Last year, several factors (e.g., heavy rains, warm day/night temperatures, multiple fungal diseases, etc.) combined late in the season to cause an inordinate number of damaged soybean seed at harvest. Many samples were tested, and all were found to have multiple factors causing the damage. Meaning green stink bug feeding was one of several contributing causes to shriveled and/or discolored seed.

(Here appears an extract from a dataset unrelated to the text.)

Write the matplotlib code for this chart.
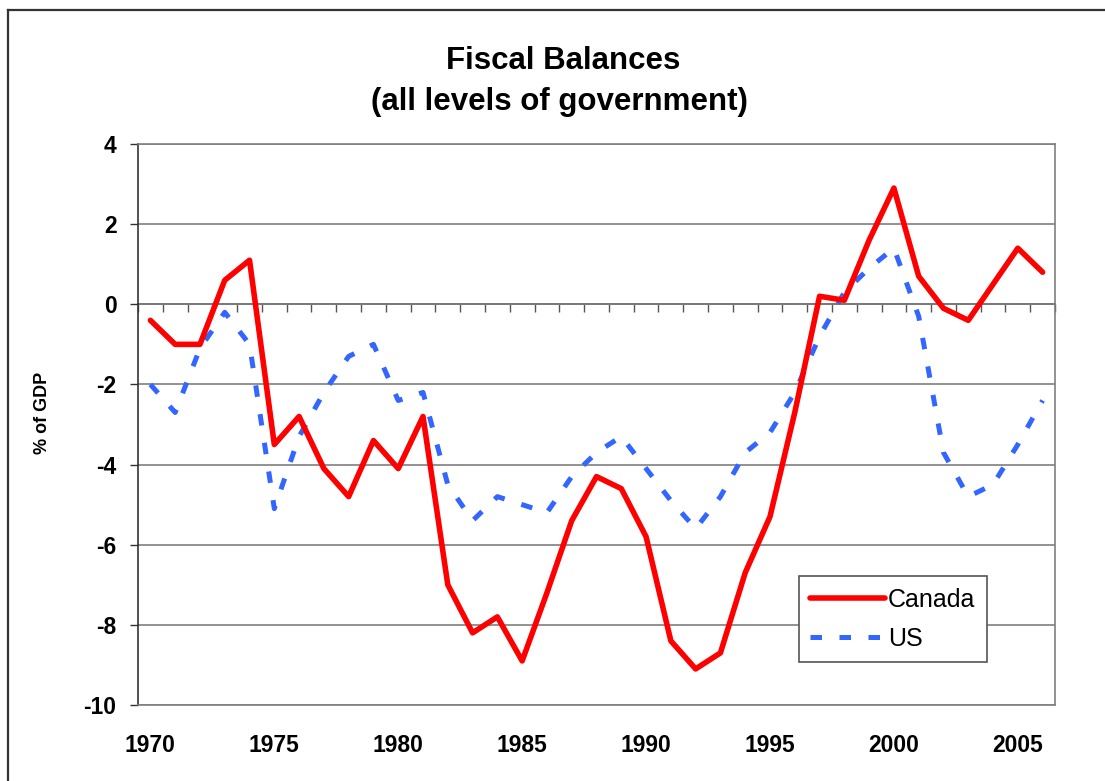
import numpy as np
import matplotlib
matplotlib.use("Agg")
import matplotlib.pyplot as plt
from matplotlib.lines import Line2D

# data (% of GDP)
years = list(range(1970, 2007))
canada = [-0.4, -1.0, -1.0, 0.6, 1.1, -3.5, -2.8, -4.1, -4.8, -3.4,
          -4.1, -2.8, -7.0, -8.2, -7.8, -8.9, -7.2, -5.4, -4.3, -4.6,
          -5.8, -8.4, -9.1, -8.7, -6.7, -5.3, -2.7, 0.2, 0.1, 1.6,
          2.9, 0.7, -0.1, -0.4, 0.5, 1.4, 0.8]
us = [-2.0, -2.7, -1.1, -0.2, -1.0, -5.1, -3.3, -2.2, -1.3, -1.0,
      -2.4, -2.2, -4.5, -5.4, -4.8, -5.0, -5.2, -4.3, -3.7, -3.3,
      -4.1, -4.9, -5.6, -4.8, -3.7, -3.2, -2.2, -0.8, 0.3, 0.9,
      1.4, -0.3, -3.7, -4.8, -4.5, -3.5, -2.4]
year_labels = [1970, 1975, 1980, 1985, 1990, 1995, 2000, 2005]
y_ticks = [-10, -8, -6, -4, -2, 0, 2, 4]

plt.rcParams['font.family'] = ['Liberation Sans', 'DejaVu Sans']

W, H = 1105, 781
fig = plt.figure(figsize=(W / 100, H / 100), dpi=100)
fig.patch.set_facecolor('white')

# plot area in pixels: x 138..1055, y 144..705
ax = fig.add_axes([138 / W, 1 - 705 / H, (1055 - 138) / W, (705 - 144) / H])

ax.plot(years, canada, color='#ff0000', lw=4.0, solid_joinstyle='round',
        solid_capstyle='round', label='Canada', zorder=4)
ax.plot(years, us, color='#3366ff', lw=3.6, linestyle=(0, (2.3, 3.5)),
        label='US', zorder=3)

ax.set_xlim(1969.5, 2006.5)
ax.set_ylim(-10, 4)

# y axis
ax.set_yticks(y_ticks)
ax.set_yticklabels([str(v) for v in y_ticks], fontsize=16.5, fontweight='bold')
ax.tick_params(axis='y', direction='out', length=5.5, width=1.0,
               color='#333333', pad=10)
ax.yaxis.grid(True, color='#7f7f7f', lw=1.2)
ax.set_axisbelow(True)
ax.set_ylabel('% of GDP', fontsize=13, fontweight='bold')
ax.yaxis.set_label_coords(-0.095, 0.52)

# x labels sit at the bottom, without tick marks
ax.set_xticks(year_labels)
ax.set_xticklabels([str(v) for v in year_labels], fontsize=16.5,
                   fontweight='bold')
ax.tick_params(axis='x', length=0, pad=21)

for s in ['top', 'right', 'bottom']:
    ax.spines[s].set_color('#7f7f7f')
    ax.spines[s].set_linewidth(1.2)
ax.spines['left'].set_color('#333333')
ax.spines['left'].set_linewidth(1.2)

# category axis crossing at zero, with tick marks between the years
sec = ax.secondary_xaxis(10 / 14)
sec.set_xticks(np.arange(1969.5, 2007, 1.0))
sec.set_xticklabels([])
sec.tick_params(direction='in', length=6, width=1.0, color='#555555')
sec.spines['top'].set_color('#555555')
sec.spines['top'].set_linewidth(1.3)

# legend
leg = ax.legend(loc='lower left', bbox_to_anchor=(0.721, 0.077),
                borderaxespad=0, fontsize=18, handlelength=3.0,
                handletextpad=0.1, labelspacing=0.6, borderpad=0.45,
                frameon=True, fancybox=False, framealpha=1,
                edgecolor='#555555')
leg.get_frame().set_linewidth(1.2)
leg.set_zorder(10)

# titles
fig.text(563 / W, 1 - 69 / H, 'Fiscal Balances', ha='center', va='baseline',
         fontsize=22.5, fontweight='bold')
fig.text(559 / W, 1 - 110 / H, '(all levels of government)', ha='center',
         va='baseline', fontsize=22.5, fontweight='bold')

# chart border (only left and top edges visible in the crop)
x0, y0 = 7.5 / W, 1 - 9.5 / H
fig.add_artist(Line2D([x0, x0], [0, y0], color='#333333', lw=1.6))
fig.add_artist(Line2D([x0, 1], [y0, y0], color='#333333', lw=1.6))

fig.savefig('out.png', dpi=100)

In sweep-net surveys of soybean fields last season, it was very obvious that green stink bug prefer feeding on pods with well-developed seeds, especially growth stage R6, aka “butter beans.” Currently, there are many fields in the seed-fill stages, more so than normal in early September. However, in our random observations, there doesn’t appear to be as large a population of stink bugs present this year. Because populations vary from county to county and field to field, we recommend sampling soybean in the seed-fill stages. Although sweep-net sampling is ideal for this purpose, just getting out and looking for adult and nymph stink bugs on or around pods is sufficient. A threshold of 40 stink bugs (adult and nymphs) per 100 sweeps is considered a treatment level. Should an insecticide treatment be justified, consider the product’s pre-harvest interval (PHI), that is the number of days from treatment to harvest, label ranges from 14 to 45 days.